左「SM10」右「SM9」。どちらも同じロフト角52度で比較

―前作「SM9」と比べると?
「『SM10』のほうが見た目がシャープで鋭さが増したように見えます。トップブレードの色味や仕上げの微妙な艶の見え方の違いで、シュッとしているように見受けられました。私が使用しているアイアンが鋭いからかもしれませんが、よりアイアンチックに見えた要素だと思います。50yd以上の長めのアプローチでピッチ&ランがすごく打ちやすそう。どちらかを選ぶとしたら、やはり『SM10』でしょうか」

ソフトな砂や芝からのショットに適したワイド幅の「Kグラインド」

―バンカーショットでの評価は?
「試打したロフト角58度/バウンス14度/Kグラインドは、バウンスがしっかり効いてくれて、芝の上では滑ってくれる感じは強いと思います。

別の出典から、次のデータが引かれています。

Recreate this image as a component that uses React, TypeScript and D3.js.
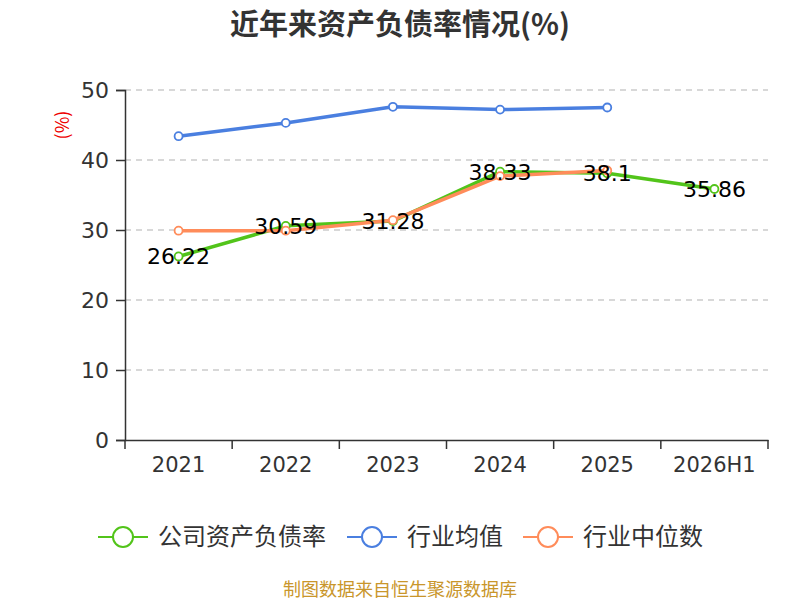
import { useRef, useEffect } from 'react'
import * as d3 from 'd3'

const categories = ['2021', '2022', '2023', '2024', '2025', '2026H1']
const companyValues = [26.22, 30.59, 31.28, 38.33, 38.1, 35.86]
const industryAvg = [43.4, 45.3, 47.6, 47.2, 47.5]
const industryMedian = [29.9, 29.9, 31.4, 37.7, 38.5]
const yTicks = [0, 10, 20, 30, 40, 50]

const SERIES = [
  { name: '公司资产负债率', color: '#52c41a', values: companyValues },
  { name: '行业均值', color: '#4a7fe0', values: industryAvg },
  { name: '行业中位数', color: '#ff8c5a', values: industryMedian },
]

const FONT = '"Noto Sans CJK SC", "Noto Sans", sans-serif'
const NUM_FONT = '"DejaVu Sans", sans-serif'

export default function App() {
  const svgRef = useRef<SVGSVGElement>(null)

  useEffect(() => {
    if (!svgRef.current) return
    const svg = d3.select(svgRef.current)
    svg.selectAll('*').remove()

    const width = 800
    const height = 600
    const margin = { top: 90, right: 32, bottom: 160, left: 125 }

    const x = d3.scaleBand()
      .domain(categories)
      .range([margin.left, width - margin.right])

    const y = d3.scaleLinear()
      .domain([0, 50])
      .range([height - margin.bottom, margin.top])

    // Title
    svg.append('text')
      .attr('x', 400).attr('y', 35)
      .attr('text-anchor', 'middle')
      .style('font-family', FONT).style('font-size', '29px').style('font-weight', 'bold')
      .style('fill', '#333')
      .text('近年来资产负债率情况(%)')

    // Y unit label
    svg.append('text')
      .attr('transform', `translate(63,125) rotate(-90)`)
      .attr('dy', '0.35em')
      .attr('text-anchor', 'middle')
      .style('font-family', FONT).style('font-size', '18px').style('fill', '#e00')
      .text('(%)')

    // Grid
    svg.append('g')
      .selectAll('line')
      .data(yTicks.filter(t => t > 0))
      .join('line')
      .attr('x1', margin.left).attr('x2', width - margin.right)
      .attr('y1', d => y(d)).attr('y2', d => y(d))
      .attr('stroke', '#ccc').attr('stroke-width', 1.3).attr('stroke-dasharray', '6,5')

    // Y axis
    const yAxis = svg.append('g')
      .attr('transform', `translate(${margin.left},0)`)
      .call(d3.axisLeft(y).tickValues(yTicks).tickSize(9).tickPadding(7))
    yAxis.select('.domain').attr('stroke', '#333').attr('stroke-width', 1.5)
    yAxis.selectAll('.tick line').attr('stroke', '#333').attr('stroke-width', 1.5)
    yAxis.selectAll('text')
      .style('font-family', NUM_FONT).style('font-size', '22px').style('fill', '#333')

    // X axis
    const xAxis = svg.append('g')
      .attr('transform', `translate(0,${y(0)})`)
      .call(d3.axisBottom(x).tickSize(0).tickPadding(17))
    xAxis.select('.domain').attr('stroke', '#333').attr('stroke-width', 1.5)
    xAxis.selectAll('text')
      .style('font-family', NUM_FONT).style('font-size', '21px').style('fill', '#333')
    const bounds = [...categories.map(c => x(c)!), x.range()[1]]
    xAxis.selectAll('.bound')
      .data(bounds)
      .join('line')
      .attr('class', 'bound')
      .attr('x1', d => d).attr('x2', d => d)
      .attr('y1', 0).attr('y2', 9)
      .attr('stroke', '#333').attr('stroke-width', 1.5)

    const cx = (i: number) => x(categories[i])! + x.bandwidth() / 2

    SERIES.forEach(s => {
      const line = d3.line<number>()
        .x((_, i) => cx(i))
        .y(d => y(d))
      svg.append('path')
        .datum(s.values)
        .attr('d', line)
        .attr('fill', 'none')
        .attr('stroke', s.color)
        .attr('stroke-width', 3.5)
        .attr('stroke-linejoin', 'round')
      svg.append('g')
        .selectAll('circle')
        .data(s.values)
        .join('circle')
        .attr('cx', (_, i) => cx(i))
        .attr('cy', d => y(d))
        .attr('r', 4)
        .attr('fill', '#fff')
        .attr('stroke', s.color)
        .attr('stroke-width', 1.8)
    })

    // Data labels for company series
    svg.append('g')
      .selectAll('text')
      .data(companyValues)
      .join('text')
      .attr('x', (_, i) => cx(i))
      .attr('y', d => y(d))
      .attr('dy', '0.36em')
      .attr('text-anchor', 'middle')
      .style('font-family', NUM_FONT).style('font-size', '22px').style('fill', '#000')
      .text(d => String(d))

    // Legend
    const legendItems = [
      { x: 98, ...SERIES[0] },
      { x: 347, ...SERIES[1] },
      { x: 523, ...SERIES[2] },
    ]
    const ly = 537
    legendItems.forEach(item => {
      const g = svg.append('g').attr('transform', `translate(${item.x},${ly})`)
      g.append('line').attr('x1', 0).attr('x2', 50).attr('y1', 0).attr('y2', 0)
        .attr('stroke', item.color).attr('stroke-width', 2)
      g.append('circle').attr('cx', 25).attr('cy', 0).attr('r', 10)
        .attr('fill', '#fff').attr('stroke', item.color).attr('stroke-width', 2)
      g.append('text').attr('x', 60).attr('y', 0).attr('dy', '0.35em')
        .style('font-family', FONT).style('font-size', '24px').style('fill', '#333')
        .text(item.name)
    })

    // Footer
    svg.append('text')
      .attr('x', 400).attr('y', 590)
      .attr('dy', '0.35em')
      .attr('text-anchor', 'middle')
      .style('font-family', FONT).style('font-size', '18px').style('fill', '#c9962b')
      .text('制图数据来自恒生聚源数据库')
  }, [])

  return (
    <svg
      ref={svgRef}
      width={800}
      height={600}
      style={{ position: 'fixed', top: 0, left: 0, display: 'block', background: '#fff' }}
    />
  )
}
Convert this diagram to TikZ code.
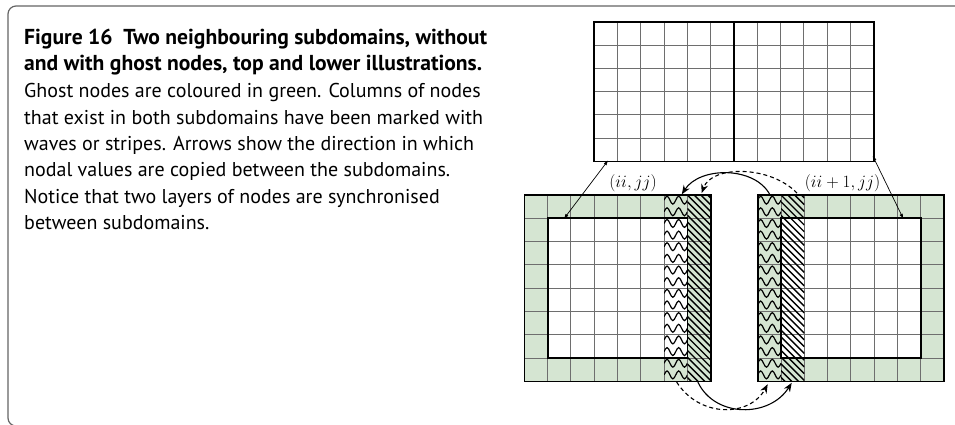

ただ、砂上ではちょっと手前を深めに入ったときに弾かれてしまうこともあるし、逆に深すぎて突っかかってしまうときもある。もうひとつロフト角56度/バウンス12度/Dグラインドはすごく抜けがよく、普段バウンス10度を使っているのですが、12度でもDのソールの存在感は大きく砂を薄く長く拾えました。バンカーショットとしては、Dのほうが印象はよかったです」

マキロイに憧れてテーラーメイドのウェッジを使い続けている宮下コーチ

―どのような人向き?
「グラインドのバリエーションが豊富で、どんな人にも合った削り方を見つけ出せると思います。グリーン周りも得意だけど、50~60ydの微妙な距離にもこだわりたい人にお勧め。HSやスコアレベルはあまり関係ないでしょう。上級者っぽいイメージが強いブランドなので、アベレージゴルファーには敬遠されがちですが、使ってみたら意外と…みたいな例は今後間違いなく増える気がします。試打する際は1種類だけではなく、いろいろなグラインドを試してほしいです」

打感5点◎だけど不安感を抱く構えやすさは3点△【総合評価4.0点】

【スピン性能】4.0
【打 感】5.0
【抜け感】4.0
【バンカー対応力】4.0
【構えやすさ】3.0

・ロフト角/バウンス角/グラインド:48度/10度/F、52度/8度/F、56度/12度/D、58度/14度/K
・使用シャフト:ダイナミックゴールド(硬さS200)
・使用ボール:リトルグリーンヴァレー船橋専用レンジボール

取材協力/トラックマンジャパン株式会社、リトルグリーンヴァレー船橋

■ 宮下敏弥(みやした・としや) プロフィール

1999年生まれ、神奈川県出身。小学校から高校までサッカーに打ち込み、ケガを理由で大学からゴルフに転向。わずか2年でベストスコア65をたたき出し、最終的にチームの主将を務めた。ゴルフ上達の最短ルートを心得ていると自負しているゴルフテック期待の若手コーチ。週2~3回のウエートトレーニングを欠かさず、筋力には自信あり。得意のドライバーショットは300ydを超える。